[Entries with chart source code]
%%

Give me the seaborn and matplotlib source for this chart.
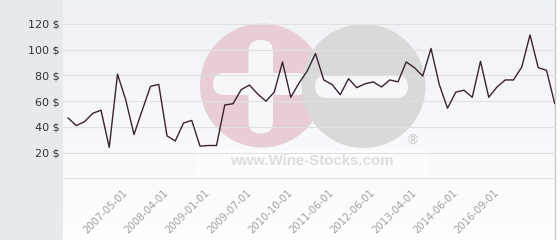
import numpy as np
import pandas as pd
import matplotlib
matplotlib.use("Agg")
import matplotlib.pyplot as plt
from matplotlib.patches import Rectangle, Circle, FancyBboxPatch
import seaborn as sns

# ---- data ----
prices = [47, 41, 44, 50.5, 53, 24, 81, 61, 34, 53,
          71.5, 73, 33, 29, 43, 45, 25, 25.5, 25.5, 57,
          58, 69, 72.5, 65.5, 60, 67, 90.5, 63, 74, 83.5,
          97, 76.5, 73, 65, 77.5, 70.5, 73.5, 75, 71, 76.5,
          75, 90.5, 86, 79.5, 101, 73, 54.5, 67, 68.5, 63,
          91, 63, 71, 76.5, 76.5, 86.5, 111.5, 86, 84, 58]
x_tick_labels = ["2007-05-01", "2008-04-01", "2009-01-01", "2009-07-01",
                 "2010-10-01", "2011-06-01", "2012-06-01", "2013-04-01",
                 "2014-06-01", "2016-09-01"]
y_tick_values = [0, 20, 40, 60, 80, 100, 120]
y_tick_labels = ["", "20 $", "40 $", "60 $", "80 $", "100 $", "120 $"]
watermark_text = "www.Wine-Stocks.com"

df = pd.DataFrame({"idx": np.arange(len(prices)), "price": prices})

sns.set_theme(style="white")
plt.rcParams['font.family'] = ['DejaVu Sans']

W, H = 560, 240
fig = plt.figure(figsize=(W / 100, H / 100), dpi=100)

# ---- background / decoration axes in pixel coordinates ----
bg = fig.add_axes([0, 0, 1, 1])
bg.set_xlim(0, W)
bg.set_ylim(H, 0)
bg.axis("off")
bg.add_patch(Rectangle((0, 0), W, H, color="white", zorder=0))
bg.add_patch(Rectangle((0, 0), 63, H, color="#e6eaee", zorder=1))
grad = np.linspace(0, 1, 256).reshape(-1, 1)
top = np.array([0.937, 0.945, 0.962])
bot = np.array([0.995, 0.995, 1.0])
img = top[None, None, :] * (1 - grad[:, :, None]) + bot[None, None, :] * grad[:, :, None]
bg.imshow(img, extent=[63, 555, H, 0], aspect="auto", zorder=1)
bg.plot([555, 555], [0, H], color="#c8c8c8", lw=1.0, zorder=2)

# watermark logo
bg.add_patch(Circle((262, 85.5), 62, color="#e8cdd5", zorder=3, lw=0))
bg.add_patch(FancyBboxPatch((248.5, 40), 24.5, 93.5,
                            boxstyle="round,pad=0,rounding_size=12",
                            color="#f7f7f9", zorder=4, lw=0))
bg.add_patch(FancyBboxPatch((213, 73), 95, 22,
                            boxstyle="round,pad=0,rounding_size=11",
                            color="#f7f7f9", zorder=4, lw=0))
bg.add_patch(Circle((363.5, 86), 62, color="#d9d9d9", zorder=5, lw=0))
bg.add_patch(FancyBboxPatch((315, 75), 93, 23,
                            boxstyle="round,pad=0,rounding_size=11.5",
                            color="#f7f7f9", zorder=6, lw=0))
bg.add_patch(Rectangle((197, 150), 231, 25, color="white", alpha=0.55,
                       zorder=6, lw=0))
bg.text(312, 161, watermark_text, ha="center", va="center",
        fontsize=10.8, fontweight="bold", family="Liberation Sans",
        color="#dddddd", zorder=7)
bg.text(413, 140, "®", ha="center", va="center", fontsize=10,
        fontweight="bold", family="Liberation Sans",
        color="#d2d2d2", zorder=7)

# ---- plot axes ----
px_left, px_right, px_top, px_bot = 63, 555, 0, 182
x0_px, dx_px = 68, 8.25          # first point pixel, step per point
y0_px, dy_px = 178.3, 154.3 / 120  # zero line pixel, pixels per unit

ax = fig.add_axes([px_left / W, (H - px_bot) / H,
                   (px_right - px_left) / W, (px_bot - px_top) / H])
ax.set_facecolor("none")
ax.patch.set_alpha(0)

sns.lineplot(data=df, x="idx", y="price", ax=ax, color="#3a2233",
             linewidth=1.0, zorder=5)

ax.set_xlim((px_left - x0_px) / dx_px, (px_right - x0_px) / dx_px)
ax.set_ylim((y0_px - px_bot) / dy_px, (y0_px - px_top) / dy_px)

ax.set_yticks(y_tick_values)
ax.set_yticklabels(y_tick_labels)
ax.set_xticks([7 + 5 * k for k in range(len(x_tick_labels))])
ax.set_xticklabels(x_tick_labels, rotation=45, ha="right", va="center",
                   rotation_mode="anchor")

ax.yaxis.grid(True, color="#e0e0e0", linewidth=0.8)
ax.xaxis.grid(False)
for s in ax.spines.values():
    s.set_visible(False)
ax.tick_params(axis="y", length=0, pad=2.2, labelsize=8, labelcolor="#333333")
ax.tick_params(axis="x", length=0, pad=6.5, labelsize=7.2, labelcolor="#a0a0a0")
ax.set_xlabel("")
ax.set_ylabel("")
for gl in ax.get_ygridlines():
    gl.set_clip_on(False)

fig.savefig("out.png", dpi=100)
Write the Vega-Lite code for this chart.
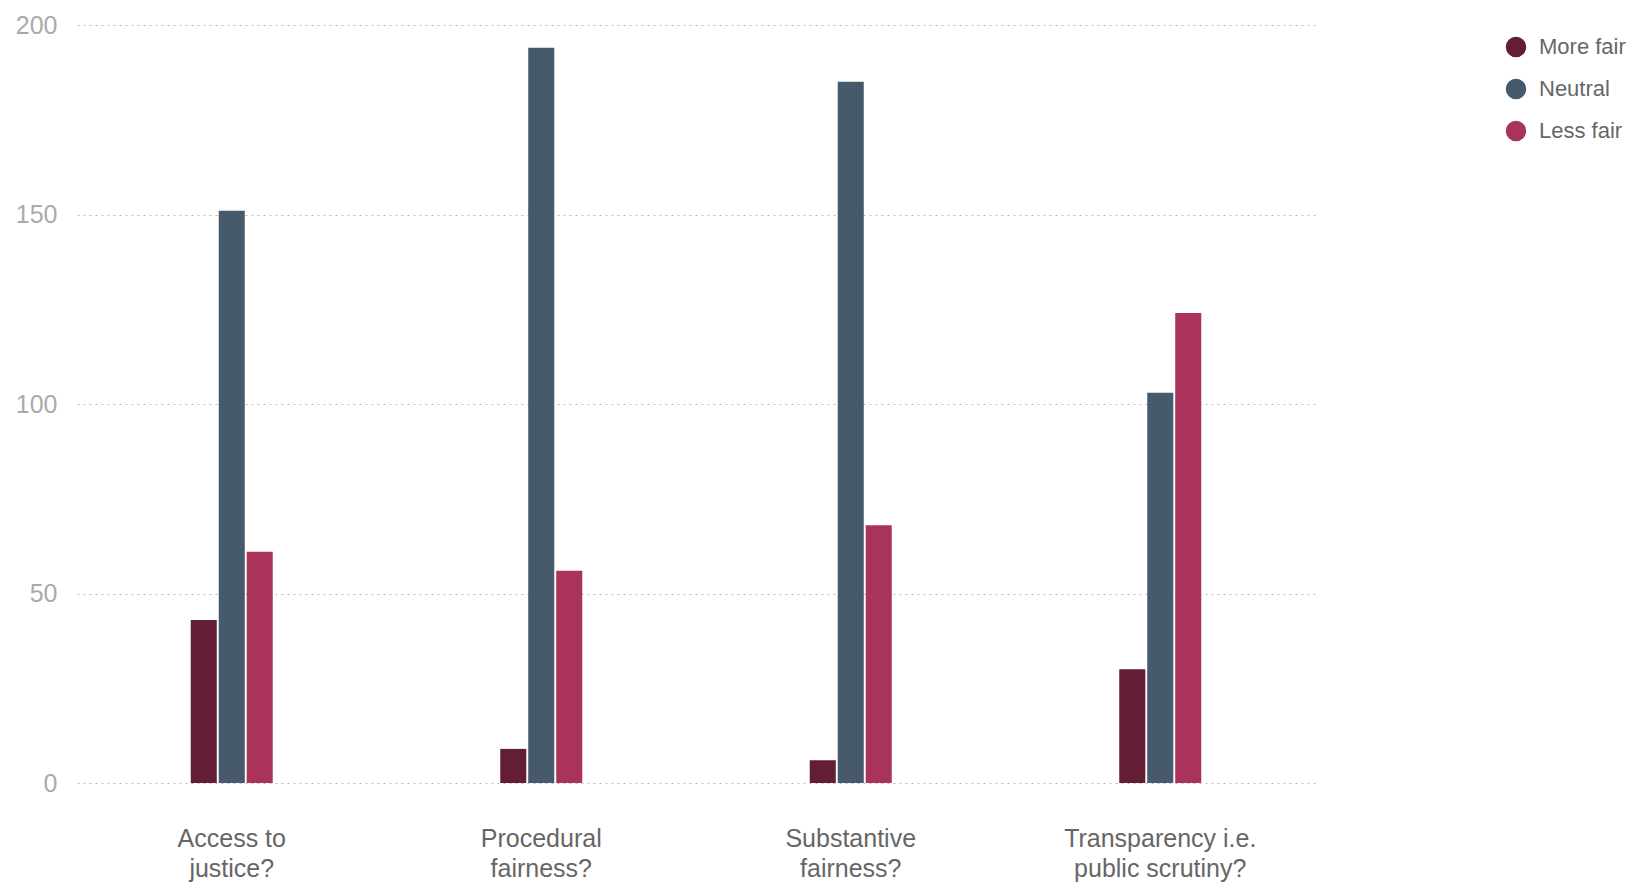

%%

Direction:
Wherever the word "seaborn" occurs in a line of the listing, copy that line.

Result for this task:
Give me the seaborn and matplotlib source for this chart.
import seaborn as sns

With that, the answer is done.